● **Problem details**:
Leaving the pictures aside, transcribe every line below exactly.

● **Available records**:
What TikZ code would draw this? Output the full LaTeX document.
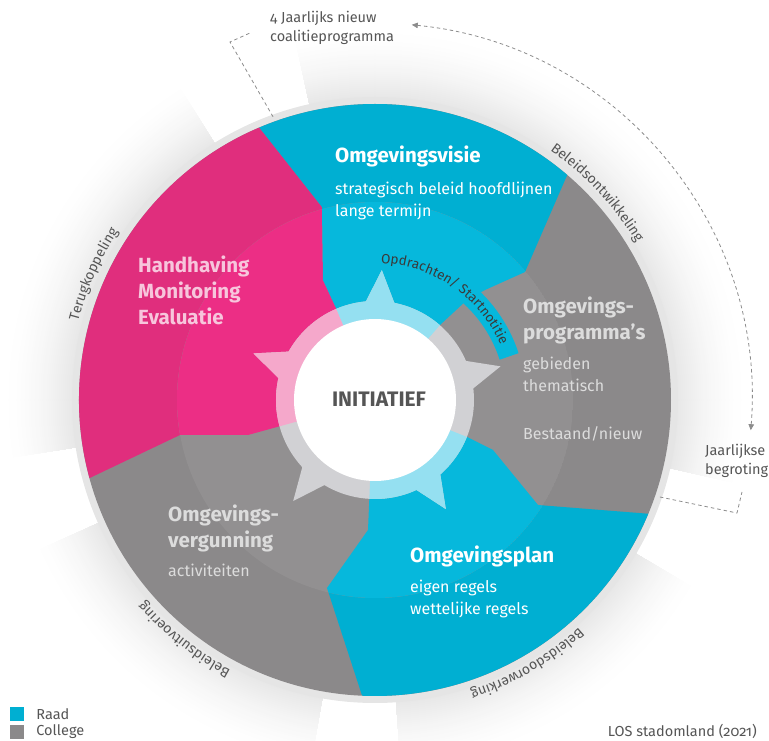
\documentclass[tikz,border=0pt]{standalone}
\usepackage{fontspec}
\setmainfont{Fira Sans}[Numbers=OldStyle]
\usetikzlibrary{arrows.meta,positioning,decorations.text}

\definecolor{raad}{HTML}{00AFD2}
\definecolor{raadin}{HTML}{06B8DC}
\definecolor{raadring}{HTML}{95E0F1}
\definecolor{college}{HTML}{8B898A}
\definecolor{collegein}{HTML}{929091}
\definecolor{collegering}{HTML}{D1D1D4}
\definecolor{hhm}{HTML}{E02E7D}
\definecolor{hhmin}{HTML}{EC2E85}
\definecolor{hhmring}{HTML}{F5A8CB}
\definecolor{hhmtext}{HTML}{F7C6DC}
\definecolor{greytext}{HTML}{DCDCDC}
\definecolor{rimgray}{HTML}{E5E5E5}
\definecolor{shadegray}{HTML}{E8E8E8}
\definecolor{inktext}{HTML}{555555}
\definecolor{darkink}{HTML}{3A3A3A}
\definecolor{dashgray}{HTML}{8C8C8C}

% sectors of the wheel (origin in the centre, 1pt = 1px)
\newcommand{\hhmpart}{(0,0) -- (-98,-27) -- (-127,-35) -- (-195,-35) -- (195.3:296)
  arc[start angle=195.3, end angle=113, radius=296] -- (-53,193) -- (-52,120) -- (-39,92) -- cycle}
\newcommand{\visiepart}{(0,0) -- (-39,92) -- (-52,120) -- (-53,193) -- (113:296)
  arc[start angle=113, end angle=49.5, radius=296] -- (150,128) -- (110,110) -- (92,100) -- (65,75) -- cycle}
\newcommand{\planpart}{(0,0) -- (92,-37) -- (118,-50) -- (163,-105) -- (-22.6:296)
  arc[start angle=-22.6, end angle=-92.5, radius=296] -- (-48,-188) -- (-7,-130) -- (-5,-83) -- cycle}
\newcommand{\starring}{(0,0) circle (99)
  \foreach \ang in {87,15,-57,-129,159} {(\ang-9:97) -- (\ang:130) -- (\ang+9:97) -- cycle}}

\begin{document}
\begin{tikzpicture}[x=1pt, y=1pt,
    secttitle/.style={font=\bfseries\fontsize{20.5}{26}\selectfont, align=left, anchor=base west, inner sep=0pt},
    secttext/.style={font=\fontsize{16}{22}\selectfont, align=left, anchor=base west, inner sep=0pt},
    sidenote/.style={font=\fontsize{14.5}{19}\selectfont, text=inktext, align=left, inner sep=0pt},
    legendbox/.style={minimum size=14pt, inner sep=0pt},
    rimlabel/.style={decorate, decoration={text along path, text align=center, text color=inktext,
      text={|\fontsize{14}{14}\selectfont|#1}}},
    dashline/.style={dashgray, line width=0.8pt, dash pattern=on 3.5pt off 3pt},
    tip/.style={{Triangle[length=6pt,width=5.5pt]}-{Triangle[length=6pt,width=5.5pt]}}
  ]
  \useasboundingbox (-375,-341) rectangle (394,400);

  % shaded bands behind the rim labels
  \foreach \from/\to in {122/189, 204/260, 274/329.5, -13/102.5} {
    \begin{scope}
      \clip (0,0) -- (\from:420) arc[start angle=\from, end angle=\to, radius=420] -- cycle;
      \foreach \i in {0,...,34} {
        \pgfmathtruncatemacro{\pct}{100*(\i/34)^1.6}
        \fill[shadegray!\pct!white] (0,0) circle ({372-2*\i});
      }
    \end{scope}
  }
  \fill[rimgray] (0,0) circle (303);

  % wheel
  \fill[college] (0,0) circle (296);
  \fill[hhm] \hhmpart;
  \fill[raad] \visiepart;
  \fill[raad] \planpart;
  \begin{scope}
    \clip (0,0) circle (198);
    \fill[collegein] (0,0) circle (198);
    \fill[hhmin] \hhmpart;
    \fill[raadin] \visiepart;
    \fill[raadin] \planpart;
  \end{scope}
  \draw[raadin, line width=20pt] (54:141) arc[start angle=54, end angle=18, radius=141];

  % star ring round the initiative
  \fill[collegering] \starring;
  \begin{scope} \clip \hhmpart;   \fill[hhmring] \starring;  \end{scope}
  \begin{scope} \clip \visiepart; \fill[raadring] \starring; \end{scope}
  \begin{scope} \clip \planpart;  \fill[raadring] \starring; \end{scope}
  \fill[white] (0,0) circle (81);
  \node[font=\bfseries\fontsize{21}{21}\selectfont, text=inktext] (init) at (4,1) {INITIATIEF};

  \path[decorate, decoration={text along path, text align=center, text color=darkink,
      text={|\fontsize{13.5}{14}\selectfont|Opdrachten/ Startnotitie}}]
    (96:137) arc[start angle=96, end angle=15, radius=137];

  % sector texts (base = last line)
  \node[secttitle, text=white] (visie) at (-40,237) {Omgevingsvisie};
  \node[secttext, text=white] (visiesub) at (-40,183) {strategisch beleid hoofdlijnen\\lange termijn};
  \node[secttitle, text=hhmtext] (hhm) at (-237,75) {Handhaving\\Monitoring\\Evaluatie};
  \node[secttitle, text=greytext] (prog) at (148,60) {Omgevings-\\programma’s};
  \node[secttext, text=greytext] (progsub) at (148,-40) {gebieden\\thematisch\\[26pt]Bestaand/nieuw};
  \node[secttitle, text=greytext] (verg) at (-207,-148) {Omgevings-\\vergunning};
  \node[secttext, text=greytext] (vergsub) at (-207,-177) {activiteiten};
  \node[secttitle, text=white] (plan) at (35,-163) {Omgevingsplan};
  \node[secttext, text=white] (plansub) at (35,-215) {eigen regels\\wettelijke regels};

  % rim labels
  \path[rimlabel={Terugkoppeling}] (178:307) arc[start angle=178, end angle=134, radius=307];
  \path[rimlabel={Beleidsontwikkeling}] (66:305) arc[start angle=66, end angle=20, radius=305];
  \path[rimlabel={Beleidsuitvoering}] (256:306) arc[start angle=256, end angle=207, radius=306];
  \path[rimlabel={Beleidsdoorwerking}] (-36:306) arc[start angle=-36, end angle=-84, radius=306];

  % notes and dashed links
  \node[sidenote, anchor=west] (coal) at (-105,372) {4 Jaarlijks nieuw\\coalitieprogramma};
  \node[sidenote, anchor=west] (begr) at (330,-61) {Jaarlijkse\\begroting};
  \coordinate (coalfoot) at (109.8:301);
  \coordinate (coalknee) at (-145,358);
  \coordinate (coaltip) at (-125,367);
  \draw[dashline] (coalfoot) -- (coalknee) -- (coaltip);
  \coordinate (cyclestart) at (-4.6:377);
  \draw[dashline, tip] (cyclestart) arc[start angle=-4.6, end angle=84.4, radius=377];
  \coordinate (begrfoot) at (-18.8:301);
  \coordinate (begrknee) at (362,-113);
  \coordinate (begrtip) at (367,-92);
  \draw[dashline] (begrfoot) -- (begrknee) -- (begrtip);

  % legend
  \node[legendbox, fill=raad] (raadbox) at (-358,-314) {};
  \node[legendbox, fill=college] (collegebox) at (-358,-332) {};
  \node[sidenote, right=12pt of raadbox] (raadtxt) {Raad};
  \node[sidenote, right=12pt of collegebox] (collegetxt) {College};
  \node[sidenote, anchor=base east] (source) at (382,-337) {LOS stadomland (2021)};
\end{tikzpicture}
\end{document}
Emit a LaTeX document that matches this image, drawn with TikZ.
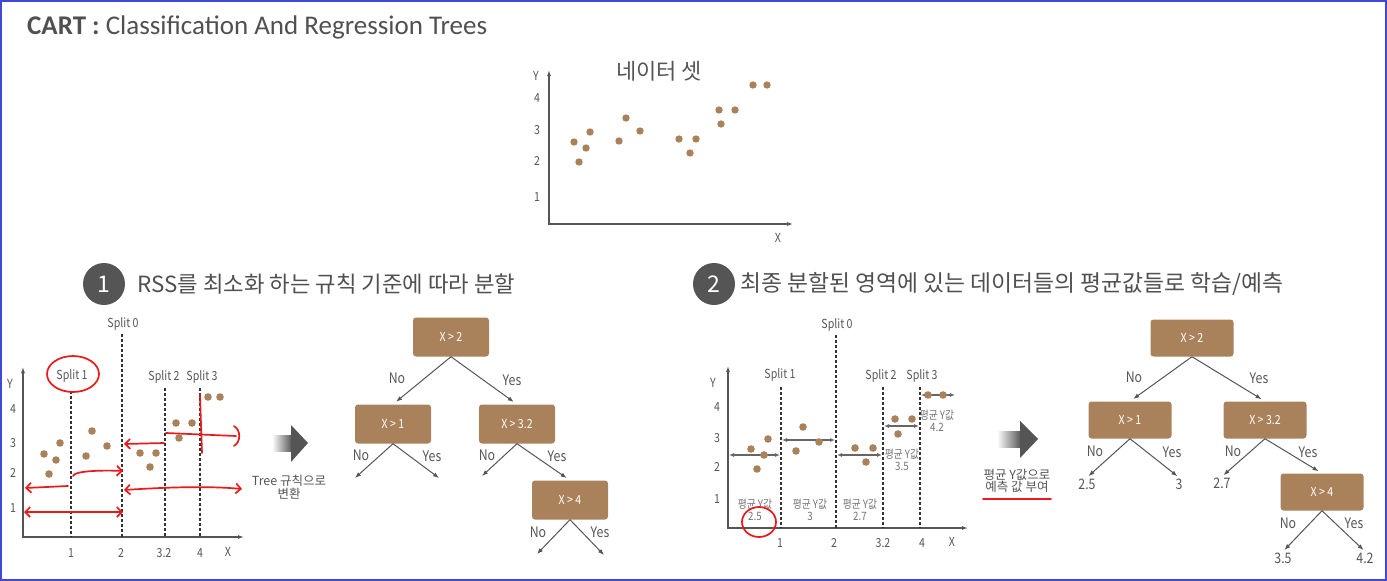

● **Correct result**:
What TikZ code would draw this? Output the full LaTeX document.
\documentclass[tikz,border=0pt]{standalone}
\usepackage{fontspec}
\setmainfont{Fira Sans}[Numbers=OldStyle]
\usetikzlibrary{arrows.meta,positioning,decorations.text}

\definecolor{raad}{HTML}{00AFD2}
\definecolor{raadin}{HTML}{06B8DC}
\definecolor{raadring}{HTML}{95E0F1}
\definecolor{college}{HTML}{8B898A}
\definecolor{collegein}{HTML}{929091}
\definecolor{collegering}{HTML}{D1D1D4}
\definecolor{hhm}{HTML}{E02E7D}
\definecolor{hhmin}{HTML}{EC2E85}
\definecolor{hhmring}{HTML}{F5A8CB}
\definecolor{hhmtext}{HTML}{F7C6DC}
\definecolor{greytext}{HTML}{DCDCDC}
\definecolor{rimgray}{HTML}{E5E5E5}
\definecolor{shadegray}{HTML}{E8E8E8}
\definecolor{inktext}{HTML}{555555}
\definecolor{darkink}{HTML}{3A3A3A}
\definecolor{dashgray}{HTML}{8C8C8C}

% sectors of the wheel (origin in the centre, 1pt = 1px)
\newcommand{\hhmpart}{(0,0) -- (-98,-27) -- (-127,-35) -- (-195,-35) -- (195.3:296)
  arc[start angle=195.3, end angle=113, radius=296] -- (-53,193) -- (-52,120) -- (-39,92) -- cycle}
\newcommand{\visiepart}{(0,0) -- (-39,92) -- (-52,120) -- (-53,193) -- (113:296)
  arc[start angle=113, end angle=49.5, radius=296] -- (150,128) -- (110,110) -- (92,100) -- (65,75) -- cycle}
\newcommand{\planpart}{(0,0) -- (92,-37) -- (118,-50) -- (163,-105) -- (-22.6:296)
  arc[start angle=-22.6, end angle=-92.5, radius=296] -- (-48,-188) -- (-7,-130) -- (-5,-83) -- cycle}
\newcommand{\starring}{(0,0) circle (99)
  \foreach \ang in {87,15,-57,-129,159} {(\ang-9:97) -- (\ang:130) -- (\ang+9:97) -- cycle}}

\begin{document}
\begin{tikzpicture}[x=1pt, y=1pt,
    secttitle/.style={font=\bfseries\fontsize{20.5}{26}\selectfont, align=left, anchor=base west, inner sep=0pt},
    secttext/.style={font=\fontsize{16}{22}\selectfont, align=left, anchor=base west, inner sep=0pt},
    sidenote/.style={font=\fontsize{14.5}{19}\selectfont, text=inktext, align=left, inner sep=0pt},
    legendbox/.style={minimum size=14pt, inner sep=0pt},
    rimlabel/.style={decorate, decoration={text along path, text align=center, text color=inktext,
      text={|\fontsize{14}{14}\selectfont|#1}}},
    dashline/.style={dashgray, line width=0.8pt, dash pattern=on 3.5pt off 3pt},
    tip/.style={{Triangle[length=6pt,width=5.5pt]}-{Triangle[length=6pt,width=5.5pt]}}
  ]
  \useasboundingbox (-375,-341) rectangle (394,400);

  % shaded bands behind the rim labels
  \foreach \from/\to in {122/189, 204/260, 274/329.5, -13/102.5} {
    \begin{scope}
      \clip (0,0) -- (\from:420) arc[start angle=\from, end angle=\to, radius=420] -- cycle;
      \foreach \i in {0,...,34} {
        \pgfmathtruncatemacro{\pct}{100*(\i/34)^1.6}
        \fill[shadegray!\pct!white] (0,0) circle ({372-2*\i});
      }
    \end{scope}
  }
  \fill[rimgray] (0,0) circle (303);

  % wheel
  \fill[college] (0,0) circle (296);
  \fill[hhm] \hhmpart;
  \fill[raad] \visiepart;
  \fill[raad] \planpart;
  \begin{scope}
    \clip (0,0) circle (198);
    \fill[collegein] (0,0) circle (198);
    \fill[hhmin] \hhmpart;
    \fill[raadin] \visiepart;
    \fill[raadin] \planpart;
  \end{scope}
  \draw[raadin, line width=20pt] (54:141) arc[start angle=54, end angle=18, radius=141];

  % star ring round the initiative
  \fill[collegering] \starring;
  \begin{scope} \clip \hhmpart;   \fill[hhmring] \starring;  \end{scope}
  \begin{scope} \clip \visiepart; \fill[raadring] \starring; \end{scope}
  \begin{scope} \clip \planpart;  \fill[raadring] \starring; \end{scope}
  \fill[white] (0,0) circle (81);
  \node[font=\bfseries\fontsize{21}{21}\selectfont, text=inktext] (init) at (4,1) {INITIATIEF};

  \path[decorate, decoration={text along path, text align=center, text color=darkink,
      text={|\fontsize{13.5}{14}\selectfont|Opdrachten/ Startnotitie}}]
    (96:137) arc[start angle=96, end angle=15, radius=137];

  % sector texts (base = last line)
  \node[secttitle, text=white] (visie) at (-40,237) {Omgevingsvisie};
  \node[secttext, text=white] (visiesub) at (-40,183) {strategisch beleid hoofdlijnen\\lange termijn};
  \node[secttitle, text=hhmtext] (hhm) at (-237,75) {Handhaving\\Monitoring\\Evaluatie};
  \node[secttitle, text=greytext] (prog) at (148,60) {Omgevings-\\programma’s};
  \node[secttext, text=greytext] (progsub) at (148,-40) {gebieden\\thematisch\\[26pt]Bestaand/nieuw};
  \node[secttitle, text=greytext] (verg) at (-207,-148) {Omgevings-\\vergunning};
  \node[secttext, text=greytext] (vergsub) at (-207,-177) {activiteiten};
  \node[secttitle, text=white] (plan) at (35,-163) {Omgevingsplan};
  \node[secttext, text=white] (plansub) at (35,-215) {eigen regels\\wettelijke regels};

  % rim labels
  \path[rimlabel={Terugkoppeling}] (178:307) arc[start angle=178, end angle=134, radius=307];
  \path[rimlabel={Beleidsontwikkeling}] (66:305) arc[start angle=66, end angle=20, radius=305];
  \path[rimlabel={Beleidsuitvoering}] (256:306) arc[start angle=256, end angle=207, radius=306];
  \path[rimlabel={Beleidsdoorwerking}] (-36:306) arc[start angle=-36, end angle=-84, radius=306];

  % notes and dashed links
  \node[sidenote, anchor=west] (coal) at (-105,372) {4 Jaarlijks nieuw\\coalitieprogramma};
  \node[sidenote, anchor=west] (begr) at (330,-61) {Jaarlijkse\\begroting};
  \coordinate (coalfoot) at (109.8:301);
  \coordinate (coalknee) at (-145,358);
  \coordinate (coaltip) at (-125,367);
  \draw[dashline] (coalfoot) -- (coalknee) -- (coaltip);
  \coordinate (cyclestart) at (-4.6:377);
  \draw[dashline, tip] (cyclestart) arc[start angle=-4.6, end angle=84.4, radius=377];
  \coordinate (begrfoot) at (-18.8:301);
  \coordinate (begrknee) at (362,-113);
  \coordinate (begrtip) at (367,-92);
  \draw[dashline] (begrfoot) -- (begrknee) -- (begrtip);

  % legend
  \node[legendbox, fill=raad] (raadbox) at (-358,-314) {};
  \node[legendbox, fill=college] (collegebox) at (-358,-332) {};
  \node[sidenote, right=12pt of raadbox] (raadtxt) {Raad};
  \node[sidenote, right=12pt of collegebox] (collegetxt) {College};
  \node[sidenote, anchor=base east] (source) at (382,-337) {LOS stadomland (2021)};
\end{tikzpicture}
\end{document}
Emit a LaTeX document that matches this image, drawn with TikZ.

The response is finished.